Ser prisioneiro...
Há uns dias estava à espera que me atendessem num sítio qualquer e peguei numa revista para passar o tempo e sem esperar ao ler uma entrevista deparei-me com a seguinte frase:
"(...) o meu pai e a minha mãe abriram guerra entre eles e só fizeram três prisioneiros - os filhos." (autor desconhecido)
Esta frase define bem a minha vida. Durante o tempo em que os meus pais viveram juntos ou depois quando se separaram. E isso é fácil explicar, não sei se fácil de imaginar.
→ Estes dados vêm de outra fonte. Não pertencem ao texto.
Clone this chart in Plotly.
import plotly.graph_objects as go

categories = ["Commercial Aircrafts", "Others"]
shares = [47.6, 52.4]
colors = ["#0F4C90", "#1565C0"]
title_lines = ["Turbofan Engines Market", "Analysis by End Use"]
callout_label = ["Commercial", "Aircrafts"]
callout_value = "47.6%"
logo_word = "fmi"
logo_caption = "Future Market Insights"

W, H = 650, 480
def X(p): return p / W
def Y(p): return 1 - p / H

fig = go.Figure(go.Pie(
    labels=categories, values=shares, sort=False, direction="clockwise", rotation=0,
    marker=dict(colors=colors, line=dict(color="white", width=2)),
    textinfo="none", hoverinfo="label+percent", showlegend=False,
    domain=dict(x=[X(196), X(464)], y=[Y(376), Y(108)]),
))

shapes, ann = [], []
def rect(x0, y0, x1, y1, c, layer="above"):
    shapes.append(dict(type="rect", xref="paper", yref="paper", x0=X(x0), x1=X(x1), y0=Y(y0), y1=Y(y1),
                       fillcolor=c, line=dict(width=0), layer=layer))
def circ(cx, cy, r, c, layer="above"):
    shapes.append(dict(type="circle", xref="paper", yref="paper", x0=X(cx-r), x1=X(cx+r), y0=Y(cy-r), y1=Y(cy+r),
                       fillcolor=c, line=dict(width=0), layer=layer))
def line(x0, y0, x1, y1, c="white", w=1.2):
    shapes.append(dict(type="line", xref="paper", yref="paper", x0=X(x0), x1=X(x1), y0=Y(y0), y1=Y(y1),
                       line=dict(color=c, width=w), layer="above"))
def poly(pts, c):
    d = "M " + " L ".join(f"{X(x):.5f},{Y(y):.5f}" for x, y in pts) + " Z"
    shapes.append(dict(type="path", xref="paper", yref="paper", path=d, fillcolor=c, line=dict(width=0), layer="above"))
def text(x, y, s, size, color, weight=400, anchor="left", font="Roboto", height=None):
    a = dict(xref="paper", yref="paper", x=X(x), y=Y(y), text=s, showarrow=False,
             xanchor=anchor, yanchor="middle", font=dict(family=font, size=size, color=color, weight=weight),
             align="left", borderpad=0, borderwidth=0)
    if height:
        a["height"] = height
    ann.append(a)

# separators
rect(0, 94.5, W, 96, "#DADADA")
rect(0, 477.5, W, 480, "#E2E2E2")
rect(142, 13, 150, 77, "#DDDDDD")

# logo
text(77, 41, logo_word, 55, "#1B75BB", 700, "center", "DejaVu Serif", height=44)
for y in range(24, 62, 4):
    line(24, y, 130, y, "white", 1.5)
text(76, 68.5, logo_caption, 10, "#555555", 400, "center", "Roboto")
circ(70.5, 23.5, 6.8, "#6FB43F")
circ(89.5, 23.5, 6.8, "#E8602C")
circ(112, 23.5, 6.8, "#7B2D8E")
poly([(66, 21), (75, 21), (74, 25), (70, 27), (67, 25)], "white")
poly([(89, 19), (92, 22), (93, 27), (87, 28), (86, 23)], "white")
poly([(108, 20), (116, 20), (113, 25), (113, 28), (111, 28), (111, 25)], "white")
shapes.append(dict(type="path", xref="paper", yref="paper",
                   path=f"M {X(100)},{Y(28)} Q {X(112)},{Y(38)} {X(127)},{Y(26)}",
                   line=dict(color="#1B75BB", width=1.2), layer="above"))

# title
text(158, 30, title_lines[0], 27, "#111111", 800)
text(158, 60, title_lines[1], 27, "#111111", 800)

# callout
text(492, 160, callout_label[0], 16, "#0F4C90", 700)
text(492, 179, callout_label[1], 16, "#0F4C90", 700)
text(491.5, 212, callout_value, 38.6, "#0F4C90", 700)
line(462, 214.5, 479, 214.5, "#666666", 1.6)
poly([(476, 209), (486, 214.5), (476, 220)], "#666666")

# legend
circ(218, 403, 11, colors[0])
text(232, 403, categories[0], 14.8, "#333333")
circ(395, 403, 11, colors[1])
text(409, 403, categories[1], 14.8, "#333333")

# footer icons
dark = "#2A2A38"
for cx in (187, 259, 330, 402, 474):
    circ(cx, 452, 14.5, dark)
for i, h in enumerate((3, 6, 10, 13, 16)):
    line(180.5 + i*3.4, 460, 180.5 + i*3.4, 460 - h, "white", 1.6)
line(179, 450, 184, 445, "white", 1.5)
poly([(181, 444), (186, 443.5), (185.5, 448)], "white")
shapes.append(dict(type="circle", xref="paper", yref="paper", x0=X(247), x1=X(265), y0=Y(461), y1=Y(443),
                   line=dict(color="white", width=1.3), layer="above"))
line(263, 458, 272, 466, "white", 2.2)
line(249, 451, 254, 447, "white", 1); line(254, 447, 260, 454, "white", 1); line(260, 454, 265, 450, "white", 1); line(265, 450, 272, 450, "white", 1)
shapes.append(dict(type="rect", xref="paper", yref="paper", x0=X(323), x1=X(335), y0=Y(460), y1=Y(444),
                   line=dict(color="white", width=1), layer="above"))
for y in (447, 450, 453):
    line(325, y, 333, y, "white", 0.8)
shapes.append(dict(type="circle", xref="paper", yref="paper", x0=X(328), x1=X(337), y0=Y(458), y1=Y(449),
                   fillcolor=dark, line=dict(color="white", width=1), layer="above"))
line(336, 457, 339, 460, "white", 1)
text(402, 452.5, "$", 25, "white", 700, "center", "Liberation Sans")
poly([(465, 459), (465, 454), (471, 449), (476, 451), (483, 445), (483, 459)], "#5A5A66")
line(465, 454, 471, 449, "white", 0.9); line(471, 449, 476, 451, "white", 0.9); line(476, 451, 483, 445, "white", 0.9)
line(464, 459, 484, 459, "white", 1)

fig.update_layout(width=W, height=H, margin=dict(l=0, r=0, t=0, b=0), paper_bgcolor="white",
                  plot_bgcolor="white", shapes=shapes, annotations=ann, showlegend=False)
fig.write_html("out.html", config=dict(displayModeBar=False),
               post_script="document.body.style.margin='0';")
Os meus pais são duas pessoas bem-sucedidas profissionalmente. Começaram do zero. Sem ajuda de ninguém e cada um construiu a sua própria empresa. Ambos tinham cerca de 20 anos quando se tornaram "patrões deles próprios".
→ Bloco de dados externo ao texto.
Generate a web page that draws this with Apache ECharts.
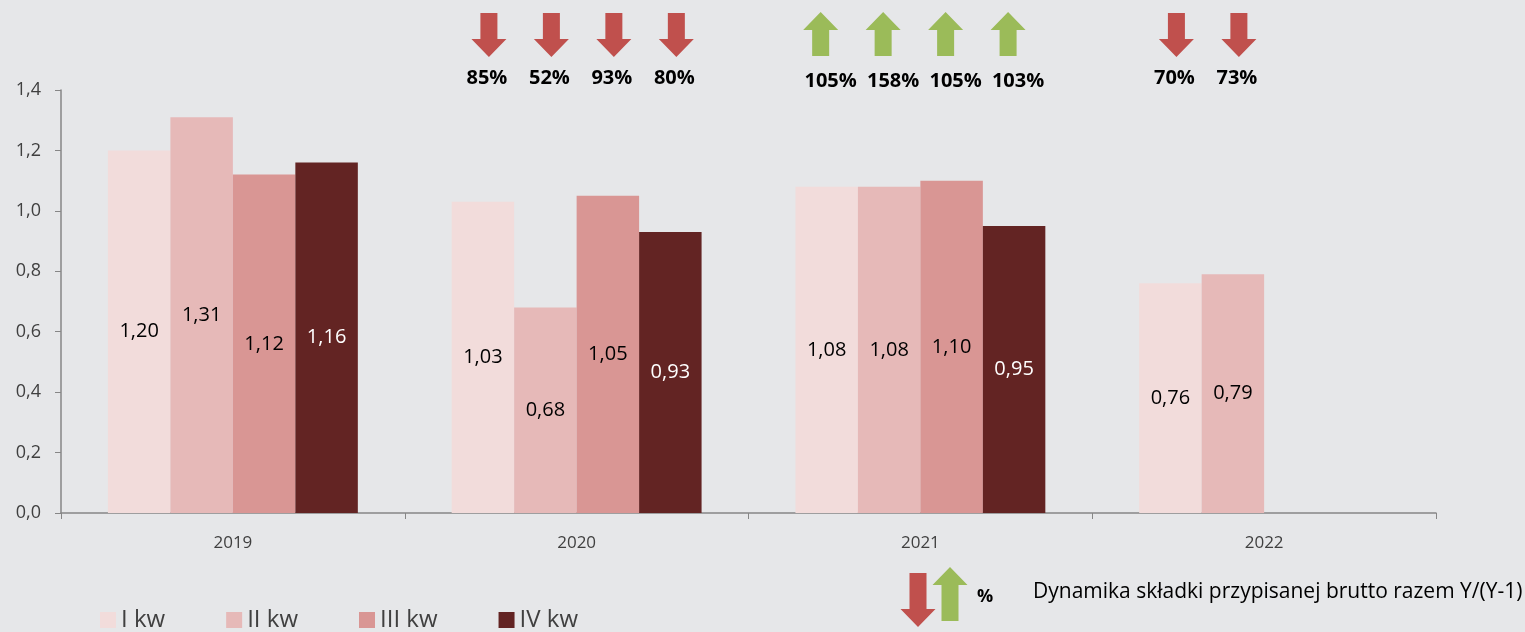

Isto demonstra a forte personalidade dos meus pais. Mas também revela que desde os 20 anos os meus pais viveram para o trabalho. Era isso que lhes dava adrenalina. E queriam mais e mais.
Só que esqueciam-se que o querer mais e mais no trabalho, levava a que alguma coisa ficasse para trás. E neste caso, era a família que ficava esquecida.
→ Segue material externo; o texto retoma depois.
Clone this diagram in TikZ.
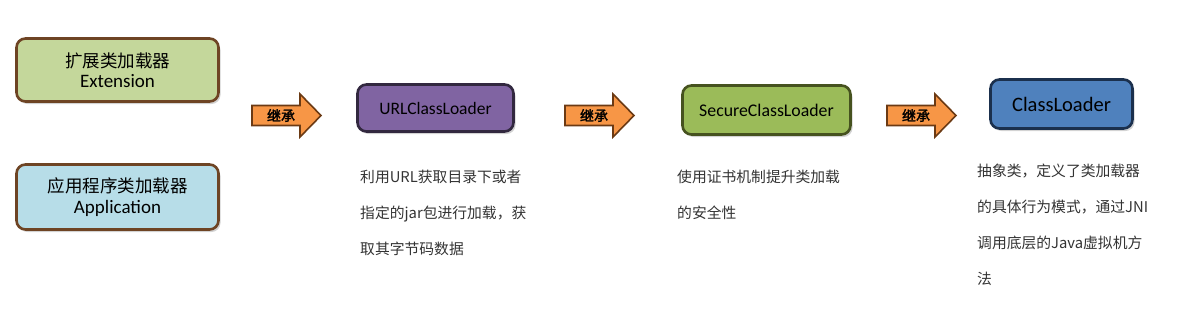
\documentclass[tikz,border=0pt]{standalone}
\usepackage{fontspec}
\setmainfont{Carlito}
\newfontfamily\cjk{Noto Sans CJK SC}
\newfontfamily\cjkb[FakeBold=2]{Noto Sans CJK SC}
\usetikzlibrary{shadows}
\definecolor{extfill}{HTML}{C4D79B}
\definecolor{appfill}{HTML}{B7DDE8}
\definecolor{brownline}{HTML}{6E4424}
\definecolor{urlfill}{HTML}{8064A2}
\definecolor{urlline}{HTML}{32283F}
\definecolor{secfill}{HTML}{9BBB59}
\definecolor{secline}{HTML}{46521F}
\definecolor{clfill}{HTML}{4F81BD}
\definecolor{clline}{HTML}{1B304D}
\definecolor{arrfill}{HTML}{F79646}
\definecolor{arrline}{HTML}{6B3A14}
\definecolor{desctext}{HTML}{333333}
\tikzset{
  box/.style={draw, rounded corners=9pt, line width=2.6pt, inner sep=0pt, align=center,
    drop shadow={opacity=0.35, shadow xshift=2pt, shadow yshift=-2.5pt}},
  twoline/.style={font=\fontsize{18}{20.5}\selectfont},
  desc/.style={anchor=north west, inner sep=0pt, align=left, text=desctext,
    font=\cjk\fontsize{14.8}{36}\selectfont},
  arrlabel/.style={inner sep=0pt, font=\cjkb\fontsize{14}{14}\selectfont},
  inharrow/.style={draw=arrline, fill=arrfill, line width=1.6pt, line join=miter}
}
\newcommand\inhArrow[2]{%
  \coordinate (#1) at (#2,115.5);
  \path[inharrow] (#1) ++(0,-10) -- ++(48,0) -- ++(0,-11.5) -- ++(21,21.5) -- ++(-21,21.5) -- ++(0,-11.5) -- ++(-48,0) -- cycle;
  \node[arrlabel] (#1t) at ([xshift=29pt]#1) {继承};
}
\begin{document}
\begin{tikzpicture}[x=1pt,y=-1pt]
\useasboundingbox (0,0) rectangle (1180,314);
\node[box, twoline, draw=brownline, fill=extfill, minimum width=202pt, minimum height=63pt] (ext) at (117.5,70)
  {{\cjk\fontsize{17.5}{20.5}\selectfont 扩展类加载器}\\{\fontsize{19}{20.5}\selectfont Extension}};
\node[box, twoline, draw=brownline, fill=appfill, minimum width=202pt, minimum height=65pt] (app) at (117.5,197)
  {{\cjk\fontsize{17.5}{20.5}\selectfont 应用程序类加载器}\\{\fontsize{19}{20.5}\selectfont Application}};
\node[box, draw=urlline, fill=urlfill, minimum width=156pt, minimum height=47pt, font=\fontsize{17.5}{17}\selectfont] (url) at (435.5,108) {URLClassLoader};
\node[box, draw=secline, fill=secfill, minimum width=168pt, minimum height=49pt, font=\fontsize{17.8}{17}\selectfont] (sec) at (766.5,110) {SecureClassLoader};
\node[box, draw=clline, fill=clfill, minimum width=142pt, minimum height=49pt, font=\fontsize{20.5}{19}\selectfont] (cl) at (1061.5,104) {ClassLoader};
\inhArrow{a1}{252}
\inhArrow{a2}{565}
\inhArrow{a3}{887}
\node[desc] (urld) at (360,170) {利用URL获取目录下或者\\指定的jar包进行加载，获\\取其字节码数据};
\node[desc] (secd) at (677,170) {使用证书机制提升类加载\\的安全性};
\node[desc] (cld) at (977,164) {抽象类，定义了类加载器\\的具体行为模式，通过JNI\\调用底层的Java虚拟机方\\法};
\end{tikzpicture}
\end{document}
O trabalho era presença constante à mesa, os telemóveis nunca eram desligados nas férias e as chamadas não paravam, os fins-de-semana de trabalho eram regulares, logo o convívio familiar era qualquer coisa de muito escasso.
Os meus pais viviam para o trabalho. E, apesar de terem profissões diferentes, ainda que nunca o tivessem admitido em voz alta, era notório que havia competição entre eles. Quem conseguia chegar mais longe, quem tinha mais sucesso, quem ganhava mais.
E essa competição prejudicava a vida familiar, porque era como se houvesse um elefante em casa, que todos viam, mas ninguém falava. E ninguém queria assumir que havia problemas que tinham de ser resolvidos. E afogavam-se no trabalho. Viviam para o trabalho, esquecendo-se muitas vezes que havia duas crianças em casa à espera.
E essas duas crianças viviam ansiosas por momentos de diversão, de passeios, de atenção, de brincadeiras, no fundo, de terem os pais focados nelas.
Mas isso raramente acontecia.
Por exemplo, uma das coisas que acontecia muito era ao domingo prepararmo-nos para irmos dar um passeio, entrarmos no carro, começarmos a viagem e alguns minutos depois os meus pais começavam a discutir e não havia passeio para ninguém. Voltávamos para casa, a discussão lá continuava e os filhos assistiam e pronto, cada um para seu lado e domingo em família estragado.
E quem é que saía prejudicado? Os filhos. Sempre.
Em quem é que pensavam os pais? Neles próprios. Não nos filhos.
Os filhos não eram protegidos naqueles confrontos. Assistiam desprotegidos a insultos, gritos, murros (na mesa, ou na parede, ou onde quer que fosse). Ficavam com as expectativas de um domingo "bem passado" frustradas, porque o foco não era o bem-estar deles.
E este exemplo de domingo equivale para as férias, para os dias de semana, para...tudo. As discussões eram uma constante. Estar em casa era um terror.
Ora, os meus pais refugiavam-se no trabalho para esquecer ou ignorar os problemas da sua vida pessoal.
E as crianças? Como lidam com isso?
Na verdade, nós quando nascemos não vimos preparados para encontrar um ambiente agressivo e opressivo. E também não temos trabalho para nos refugiarmos. Até irmos para a escola só conhecemos um ambiente: o de casa.
Enquanto crianças nada podemos fazer.
Depois com o tempo, podemo-nos focar no estudo, em actividades extra-curriculares, em procurar fora de casa um ambiente mais saudável. E passar o menos tempo possível em casa.
Isto tornou-se a minha solução. Sair de casa cedo e chegar tarde. Questionar como estava o humor de quem provocava as discussões antes de entrar em casa. Querer estar sempre ocupada para também eu não ter que lidar com o elefante que vivia lá em casa.
Mas isto não é vida. A escolha de um casamento entre duas pessoas que não se davam bem não é dos filhos. Não foi minha.
A escolha de manter um casamento infeliz não é dos filhos. É de dois adultos que foram egoístas e esqueceram-se que trouxeram ao mundo dois seres humanos que mereciam mais. Muito mais.
E por isso, sim. A guerra era dos meus pais, a prisioneira era eu. E talvez ainda seja. E talvez vá ser sempre.
O passado persegue-nos, pode aprender-se a viver com ele, a saber lidar com ele. Só que ele está enraizado em nós. É parte de nós. É quem nós somos.
Logo, não seremos prisioneiros para sempre de uma guerra que não é, nem nunca foi, nossa?